### Exercise directions:
Copy out each line below exactly as it appears.

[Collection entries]
+===+
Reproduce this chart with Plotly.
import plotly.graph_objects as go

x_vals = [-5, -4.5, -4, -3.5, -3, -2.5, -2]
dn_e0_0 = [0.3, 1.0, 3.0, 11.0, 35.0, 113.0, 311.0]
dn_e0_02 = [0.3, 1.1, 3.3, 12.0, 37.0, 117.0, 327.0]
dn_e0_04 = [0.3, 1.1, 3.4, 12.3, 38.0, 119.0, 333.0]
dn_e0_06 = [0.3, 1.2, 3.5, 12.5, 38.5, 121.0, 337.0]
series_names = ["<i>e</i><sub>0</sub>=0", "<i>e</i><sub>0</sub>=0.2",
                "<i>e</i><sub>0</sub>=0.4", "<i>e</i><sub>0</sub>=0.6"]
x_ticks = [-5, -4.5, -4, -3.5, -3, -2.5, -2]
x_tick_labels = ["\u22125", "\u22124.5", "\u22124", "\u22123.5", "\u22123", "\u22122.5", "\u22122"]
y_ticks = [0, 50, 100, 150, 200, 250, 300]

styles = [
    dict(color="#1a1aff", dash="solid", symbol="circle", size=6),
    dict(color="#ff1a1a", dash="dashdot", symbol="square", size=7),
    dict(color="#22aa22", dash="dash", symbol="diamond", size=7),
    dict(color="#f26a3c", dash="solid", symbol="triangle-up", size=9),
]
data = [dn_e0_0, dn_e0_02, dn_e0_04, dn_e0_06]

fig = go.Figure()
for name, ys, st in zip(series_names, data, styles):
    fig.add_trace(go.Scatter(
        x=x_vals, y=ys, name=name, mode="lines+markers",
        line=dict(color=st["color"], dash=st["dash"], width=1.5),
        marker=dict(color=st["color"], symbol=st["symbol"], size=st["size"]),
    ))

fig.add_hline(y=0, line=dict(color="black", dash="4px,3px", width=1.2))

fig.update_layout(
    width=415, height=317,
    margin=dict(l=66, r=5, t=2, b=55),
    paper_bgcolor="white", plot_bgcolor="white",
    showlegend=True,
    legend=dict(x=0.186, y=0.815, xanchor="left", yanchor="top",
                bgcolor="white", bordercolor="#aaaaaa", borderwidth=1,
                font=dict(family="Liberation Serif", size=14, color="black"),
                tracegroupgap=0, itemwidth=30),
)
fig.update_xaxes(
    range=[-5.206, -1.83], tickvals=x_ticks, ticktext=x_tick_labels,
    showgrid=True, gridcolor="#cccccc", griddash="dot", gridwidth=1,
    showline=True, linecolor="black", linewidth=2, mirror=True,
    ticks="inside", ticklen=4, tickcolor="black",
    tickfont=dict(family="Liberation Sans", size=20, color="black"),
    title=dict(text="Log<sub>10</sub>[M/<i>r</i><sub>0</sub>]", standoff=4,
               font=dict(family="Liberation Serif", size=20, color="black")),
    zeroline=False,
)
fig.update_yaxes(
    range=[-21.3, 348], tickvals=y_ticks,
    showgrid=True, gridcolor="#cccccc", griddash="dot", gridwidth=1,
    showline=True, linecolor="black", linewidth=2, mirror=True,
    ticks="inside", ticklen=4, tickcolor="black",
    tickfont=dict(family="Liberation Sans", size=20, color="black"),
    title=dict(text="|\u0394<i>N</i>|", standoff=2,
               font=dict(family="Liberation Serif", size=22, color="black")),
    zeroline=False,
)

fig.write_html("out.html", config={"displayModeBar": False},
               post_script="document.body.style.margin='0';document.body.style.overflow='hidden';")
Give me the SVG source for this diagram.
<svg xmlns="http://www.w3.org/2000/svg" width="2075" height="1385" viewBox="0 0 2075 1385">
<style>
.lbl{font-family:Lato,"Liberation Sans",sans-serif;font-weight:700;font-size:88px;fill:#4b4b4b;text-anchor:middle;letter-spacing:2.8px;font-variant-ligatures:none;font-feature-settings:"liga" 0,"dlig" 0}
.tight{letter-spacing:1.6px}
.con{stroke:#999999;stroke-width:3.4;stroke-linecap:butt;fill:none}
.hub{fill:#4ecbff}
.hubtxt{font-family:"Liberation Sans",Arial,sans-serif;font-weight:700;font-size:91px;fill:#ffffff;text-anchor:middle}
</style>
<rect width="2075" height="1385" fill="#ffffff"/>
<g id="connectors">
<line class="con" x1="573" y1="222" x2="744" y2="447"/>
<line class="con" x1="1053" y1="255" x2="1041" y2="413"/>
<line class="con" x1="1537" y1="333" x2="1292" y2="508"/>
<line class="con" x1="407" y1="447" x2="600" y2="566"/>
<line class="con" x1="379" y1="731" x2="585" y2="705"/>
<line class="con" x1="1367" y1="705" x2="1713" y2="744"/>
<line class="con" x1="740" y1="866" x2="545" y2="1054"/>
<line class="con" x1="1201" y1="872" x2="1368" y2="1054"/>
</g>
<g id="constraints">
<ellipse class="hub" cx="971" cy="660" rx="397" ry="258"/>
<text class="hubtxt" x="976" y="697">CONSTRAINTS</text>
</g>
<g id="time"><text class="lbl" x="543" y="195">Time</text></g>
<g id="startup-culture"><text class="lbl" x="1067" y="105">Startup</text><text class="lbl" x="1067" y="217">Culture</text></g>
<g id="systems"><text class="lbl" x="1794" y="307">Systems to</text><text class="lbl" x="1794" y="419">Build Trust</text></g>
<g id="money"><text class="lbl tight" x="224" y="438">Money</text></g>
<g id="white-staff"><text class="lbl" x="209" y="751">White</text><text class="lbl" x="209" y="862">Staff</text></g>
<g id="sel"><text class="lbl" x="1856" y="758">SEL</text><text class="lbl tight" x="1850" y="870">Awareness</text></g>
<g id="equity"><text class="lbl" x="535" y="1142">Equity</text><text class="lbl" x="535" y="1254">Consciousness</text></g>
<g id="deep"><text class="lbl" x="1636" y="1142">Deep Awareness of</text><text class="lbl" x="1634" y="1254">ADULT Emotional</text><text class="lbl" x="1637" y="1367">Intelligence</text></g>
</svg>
+===+
### Exercise output:
Reproduce this chart with Plotly.
import plotly.graph_objects as go

x_vals = [-5, -4.5, -4, -3.5, -3, -2.5, -2]
dn_e0_0 = [0.3, 1.0, 3.0, 11.0, 35.0, 113.0, 311.0]
dn_e0_02 = [0.3, 1.1, 3.3, 12.0, 37.0, 117.0, 327.0]
dn_e0_04 = [0.3, 1.1, 3.4, 12.3, 38.0, 119.0, 333.0]
dn_e0_06 = [0.3, 1.2, 3.5, 12.5, 38.5, 121.0, 337.0]
series_names = ["<i>e</i><sub>0</sub>=0", "<i>e</i><sub>0</sub>=0.2",
                "<i>e</i><sub>0</sub>=0.4", "<i>e</i><sub>0</sub>=0.6"]
x_ticks = [-5, -4.5, -4, -3.5, -3, -2.5, -2]
x_tick_labels = ["\u22125", "\u22124.5", "\u22124", "\u22123.5", "\u22123", "\u22122.5", "\u22122"]
y_ticks = [0, 50, 100, 150, 200, 250, 300]

styles = [
    dict(color="#1a1aff", dash="solid", symbol="circle", size=6),
    dict(color="#ff1a1a", dash="dashdot", symbol="square", size=7),
    dict(color="#22aa22", dash="dash", symbol="diamond", size=7),
    dict(color="#f26a3c", dash="solid", symbol="triangle-up", size=9),
]
data = [dn_e0_0, dn_e0_02, dn_e0_04, dn_e0_06]

fig = go.Figure()
for name, ys, st in zip(series_names, data, styles):
    fig.add_trace(go.Scatter(
        x=x_vals, y=ys, name=name, mode="lines+markers",
        line=dict(color=st["color"], dash=st["dash"], width=1.5),
        marker=dict(color=st["color"], symbol=st["symbol"], size=st["size"]),
    ))

fig.add_hline(y=0, line=dict(color="black", dash="4px,3px", width=1.2))

fig.update_layout(
    width=415, height=317,
    margin=dict(l=66, r=5, t=2, b=55),
    paper_bgcolor="white", plot_bgcolor="white",
    showlegend=True,
    legend=dict(x=0.186, y=0.815, xanchor="left", yanchor="top",
                bgcolor="white", bordercolor="#aaaaaa", borderwidth=1,
                font=dict(family="Liberation Serif", size=14, color="black"),
                tracegroupgap=0, itemwidth=30),
)
fig.update_xaxes(
    range=[-5.206, -1.83], tickvals=x_ticks, ticktext=x_tick_labels,
    showgrid=True, gridcolor="#cccccc", griddash="dot", gridwidth=1,
    showline=True, linecolor="black", linewidth=2, mirror=True,
    ticks="inside", ticklen=4, tickcolor="black",
    tickfont=dict(family="Liberation Sans", size=20, color="black"),
    title=dict(text="Log<sub>10</sub>[M/<i>r</i><sub>0</sub>]", standoff=4,
               font=dict(family="Liberation Serif", size=20, color="black")),
    zeroline=False,
)
fig.update_yaxes(
    range=[-21.3, 348], tickvals=y_ticks,
    showgrid=True, gridcolor="#cccccc", griddash="dot", gridwidth=1,
    showline=True, linecolor="black", linewidth=2, mirror=True,
    ticks="inside", ticklen=4, tickcolor="black",
    tickfont=dict(family="Liberation Sans", size=20, color="black"),
    title=dict(text="|\u0394<i>N</i>|", standoff=2,
               font=dict(family="Liberation Serif", size=22, color="black")),
    zeroline=False,
)

fig.write_html("out.html", config={"displayModeBar": False},
               post_script="document.body.style.margin='0';document.body.style.overflow='hidden';")
Give me the SVG source for this diagram.
<svg xmlns="http://www.w3.org/2000/svg" width="2075" height="1385" viewBox="0 0 2075 1385">
<style>
.lbl{font-family:Lato,"Liberation Sans",sans-serif;font-weight:700;font-size:88px;fill:#4b4b4b;text-anchor:middle;letter-spacing:2.8px;font-variant-ligatures:none;font-feature-settings:"liga" 0,"dlig" 0}
.tight{letter-spacing:1.6px}
.con{stroke:#999999;stroke-width:3.4;stroke-linecap:butt;fill:none}
.hub{fill:#4ecbff}
.hubtxt{font-family:"Liberation Sans",Arial,sans-serif;font-weight:700;font-size:91px;fill:#ffffff;text-anchor:middle}
</style>
<rect width="2075" height="1385" fill="#ffffff"/>
<g id="connectors">
<line class="con" x1="573" y1="222" x2="744" y2="447"/>
<line class="con" x1="1053" y1="255" x2="1041" y2="413"/>
<line class="con" x1="1537" y1="333" x2="1292" y2="508"/>
<line class="con" x1="407" y1="447" x2="600" y2="566"/>
<line class="con" x1="379" y1="731" x2="585" y2="705"/>
<line class="con" x1="1367" y1="705" x2="1713" y2="744"/>
<line class="con" x1="740" y1="866" x2="545" y2="1054"/>
<line class="con" x1="1201" y1="872" x2="1368" y2="1054"/>
</g>
<g id="constraints">
<ellipse class="hub" cx="971" cy="660" rx="397" ry="258"/>
<text class="hubtxt" x="976" y="697">CONSTRAINTS</text>
</g>
<g id="time"><text class="lbl" x="543" y="195">Time</text></g>
<g id="startup-culture"><text class="lbl" x="1067" y="105">Startup</text><text class="lbl" x="1067" y="217">Culture</text></g>
<g id="systems"><text class="lbl" x="1794" y="307">Systems to</text><text class="lbl" x="1794" y="419">Build Trust</text></g>
<g id="money"><text class="lbl tight" x="224" y="438">Money</text></g>
<g id="white-staff"><text class="lbl" x="209" y="751">White</text><text class="lbl" x="209" y="862">Staff</text></g>
<g id="sel"><text class="lbl" x="1856" y="758">SEL</text><text class="lbl tight" x="1850" y="870">Awareness</text></g>
<g id="equity"><text class="lbl" x="535" y="1142">Equity</text><text class="lbl" x="535" y="1254">Consciousness</text></g>
<g id="deep"><text class="lbl" x="1636" y="1142">Deep Awareness of</text><text class="lbl" x="1634" y="1254">ADULT Emotional</text><text class="lbl" x="1637" y="1367">Intelligence</text></g>
</svg>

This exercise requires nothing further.